Tim Walz’s football coach background, explained, after being named Kamala Harris’ VP pick
Democratic presidential nominee Kamala Harris, the current vice president, has announced Minnesota Governor Tim Walz as her running mate following weeks of speculation. In recent days Walz was among many potential selections, along with Pennsylvania Governor Josh Shapiro and Kentucky Governor Andy Beshear. But Vice President Harris zeroed in on Walz to be her choice.
Walz’s journey to this point starts, in many ways, on the gridiron. Walz was born in West Point, Nebraska and graduate from Butte High School in 1982, where he played football. After joining the Army National Guard Walz attended Chadron State College, graduating in 1989 with a social science degree. He taught overseas for a year before returning to the United States, where he took a teaching position at Alliance High School in Alliance, Nebraska. That’s where his football coaching career began.

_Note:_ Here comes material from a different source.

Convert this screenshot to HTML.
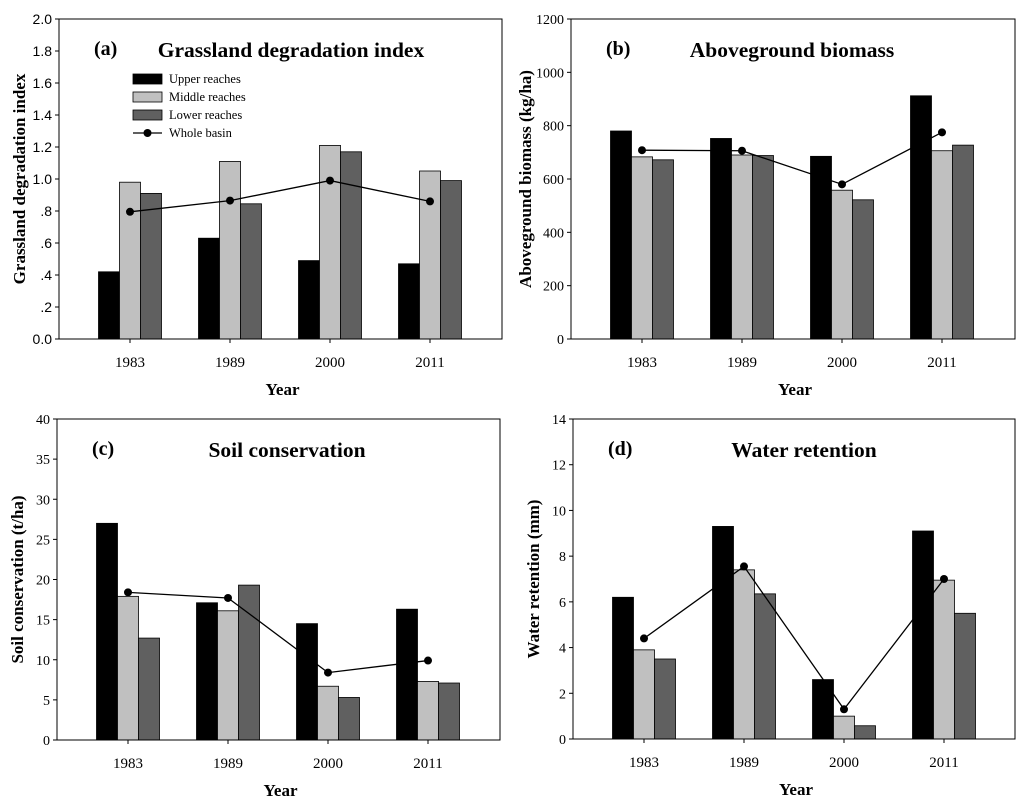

Walz started out as an assistant on both the basketball and the football teams, working on the defensive side of the ball in the fall. During an appearance at Minnesota Vikings training camp last summer with Paul Allen, Walz talked about some of the techniques he was teaching his linebackers during that time, techniques that would be tough to implement in the modern game. Asked by Allen if his “defensive coordinator mind” could draw up one series of plays, Walz outlined some doubts.
“I watch this high school game change so much. I came from Nebraska, originally, and high school football is pretty big in Nebraska, and I brought in, kind of, we were guard reading on defense. Which was just such an innovation at that time,” said Walz. “Because you never false pull [as an offensive lineman]. No one was doing that. So our linebackers seemed to be on the play every time.”
However, the game has changed, and Walz wondered last summer if it had even passed him by. “I watch now, this man-to-man coverage that high school kids play, lock up, on the island and do it. So I don’t know if the game’s passed me by, but it certainly has become fun to watch.”
Following his time in Nebraska, Walz and his family moved to Minnesota, where he took his next teaching and coaching positions, at Mankato West High School. During his tenure there, as the team’s defensive coordinator, Mankato West brought home a state title. While his journey eventually led him to politics, as he was first elected to represent Minnesota’s first congressional district in 2006, the lessons he learned on the gridiron carry with him to this day.
Walz was part of a coaching staff that saw Mankato West go from losing 27 straight games to winning a state title in just three seasons.
“I think that it’s great preparation. This idea that you … don’t win on the game night, you win many months before,” Walz said to a group of high school coaches in Minnesota during an event in 2019. “Everybody wants to win. Who wants to prepare to win? Who’s thinking about it? Who’s putting in the work?”
Walz told that same group of coaches how football shaped his life, and how it was a huge part of the first 40 years of his life.
“Being away from [coaching] now, it really comes into focus. My message is going to be, I hope to just tell them to enjoy every minute of that and to understand, because it shapes all of us,” Walz said. “The first … 40 years of my life were either playing this game or coaching it.”
Walz also outlined during that presentation how the game shapes both the players, and the coaches guiding them, to be better in all aspects of life.
“It was an opportunity to treat these kids as adults, and start to learn those life skills and watch you model it,” added Walz back in 2019. “And you know, some of those times were of telling them, ‘Fellas, I got that wrong, I’m sorry about that.’ And for them to see that in their life, to see their coach tell them, ‘You know what, I did that wrong,’ I think they take those lessons.”
In the days before the announcement, Walz was back on the sidelines, making another stop at Vikings training camp ahead of the 2024 season:
Whether Walz ends up in the White House remains to be seen, and there are a lot of campaign days between now and Election Day. But if the need to draw up a run fit emerges in this campaign, Walz will certainly have the answer.